FinLang/finance-embeddings-investopedia

这是 FinLang 团队针对金融应用开发的 Investopedia 嵌入模型。该模型使用我们开源的金融数据集进行训练，数据集可从 https://huggingface.co/datasets/FinLang/investopedia-embedding-dataset 获取。

本模型是在 BAAI/bge-base-en-v1.5 基础上进行微调的嵌入模型。它能将句子和段落映射到 768 维的稠密向量空间，可用于聚类或 RAG 应用中的语义搜索等任务。

本项目仅用于研究目的。第三方数据集可能受其相关许可协议的额外条款和条件约束。

计划

研究论文即将发表。
我们正在开发模型的 v2 版本，将增加金融数据的训练语料，并采用改进的嵌入训练技术。

使用方法（LLamaIndex）

在金融 RAG 应用的索引过程中，只需指定 Finlang 嵌入模型即可。

from llama_index.embeddings import HuggingFaceEmbedding
embed_model = HuggingFaceEmbedding(model_name="FinLang/investopedia_embedding")

使用方法（Sentence-Transformers）

当您安装了 sentence-transformers 后，使用此模型会变得非常简单（详见 https://huggingface.co/sentence-transformers）：

pip install -U sentence-transformers

然后你可以这样使用该模型：

from sentence_transformers import SentenceTransformer
sentences = ["This is an example sentence", "Each sentence is converted"]

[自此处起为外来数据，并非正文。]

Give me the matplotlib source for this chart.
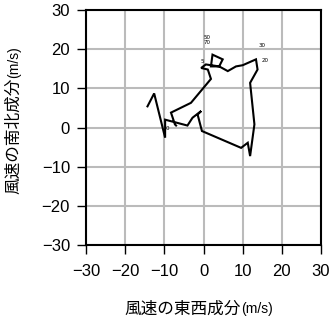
import matplotlib
matplotlib.use("Agg")
import matplotlib.pyplot as plt

# hodograph trace (east-west, north-south wind components, m/s)
u = [-7.0, -7.3, -8.3, -3.2, 1.9, 1.1, -0.6, 0.6, 4.0, 4.9, 2.3, 1.9, 4.0,
     6.2, 8.3, 10.0, 13.4, 13.8, 11.9, 13.0, 11.9, 11.3, 9.6, -0.4, -1.5,
     -0.6, -2.8, -4.1, -9.8, -9.8, -12.6, -14.3]
v = [0.5, 0.8, 3.8, 6.3, 12.4, 14.8, 15.2, 16.1, 15.6, 17.4, 18.6, 15.6, 15.6,
     14.4, 15.6, 15.9, 17.4, 14.8, 11.4, 0.8, -7.3, -3.9, -5.2, -0.9, 3.3,
     4.2, 2.5, 0.5, 2.0, -2.6, 8.7, 5.4]

# height labels next to the trace
lab_text = ["0", "5", "50", "70", "30", "20"]
lab_u = [-9.2, -0.3, 1.0, 1.0, 15.0, 15.8]
lab_v = [-0.3, 16.8, 23.0, 21.7, 20.9, 17.1]

ticks = [-30, -20, -10, 0, 10, 20, 30]

fig = plt.figure(figsize=(3.32, 3.19), dpi=100)
ax = fig.add_axes([86 / 332, 1 - 245 / 319, 235 / 332, 235 / 319])

ax.plot(u, v, color="k", lw=1.5, solid_joinstyle="miter", zorder=3)
for t, x, y in zip(lab_text, lab_u, lab_v):
    ax.text(x, y, t, fontsize=4, ha="center", va="center", zorder=4)

ax.set_xlim(-30, 30)
ax.set_ylim(-30, 30)
ax.set_xticks(ticks)
ax.set_yticks(ticks)
ax.grid(True, color="#bbbbbb", lw=1.5)
ax.set_axisbelow(True)
for s in ax.spines.values():
    s.set_linewidth(1.5)
ax.tick_params(direction="out", length=6.5, width=1, labelsize=12)
ax.tick_params(axis="x", pad=7)
ax.tick_params(axis="y", pad=5)
for lbl in ax.get_xticklabels() + ax.get_yticklabels():
    lbl.set_family(["Liberation Sans", "DejaVu Sans"])

# axis titles: CJK part plus smaller unit part
fam = ["Noto Sans CJK JP", "DejaVu Sans"]
unit_fam = ["Liberation Sans", "DejaVu Sans"]
fig.text(241 / 332, 1 - 309 / 319, "風速の東西成分", fontsize=12,
         family=fam, ha="right", va="center")
fig.text(241 / 332, 1 - 309 / 319, "(m/s)", fontsize=10,
         family=unit_fam, ha="left", va="center")
fig.text(14 / 332, 1 - 78 / 319, "風速の南北成分", fontsize=12,
         family=fam, ha="center", va="top", rotation=90)
fig.text(14 / 332, 1 - 78 / 319, "(m/s)", fontsize=10,
         family=unit_fam, ha="center", va="bottom", rotation=90)

fig.savefig("out.png", dpi=100)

model = SentenceTransformer('FinLang/investopedia_embedding')
embeddings = model.encode(sentences)
print(embeddings)

示例代码测试：

from sentence_transformers import SentenceTransformer, util

model = SentenceTransformer("FinLang/investopedia_embedding")

query_1 = "What is a potential concern with allowing someone else to store your cryptocurrency keys, and is it possible to decrypt a private key?"
query_2 = "A potential concern is that the entity holding your keys has control over your cryptocurrency in a custodial relationship. While it is theoretically possible to decrypt a private key, with current technology, it would take centuries or millennia for the 115 quattuorvigintillion possibilities. Most hacks and thefts occur in wallets, where private keys are stored."

embedding_1 = model.encode(query_1)
embedding_2 = model.encode(query_2)
scores = (embedding_1*embedding_2).sum()
print(scores) # 0.862

评估结果

我们在未见过的句子对（用于相似性评估）和未见过的打乱句子对（用于非相似性评估）上对模型进行了评估。我们的评估套件包含来自以下来源的句子对：Investopedia（用于测试金融领域的熟练程度），以及Gooaq、MSMARCO、stackexchange_duplicate_questions_title_title、yahoo_answers_title_answer（用于评估模型在微调后避免遗忘的能力）。

许可证

由于在微调过程中使用了非商业数据集，我们将此模型以cc-by-nc-4.0许可证发布。

引用 [即将推出]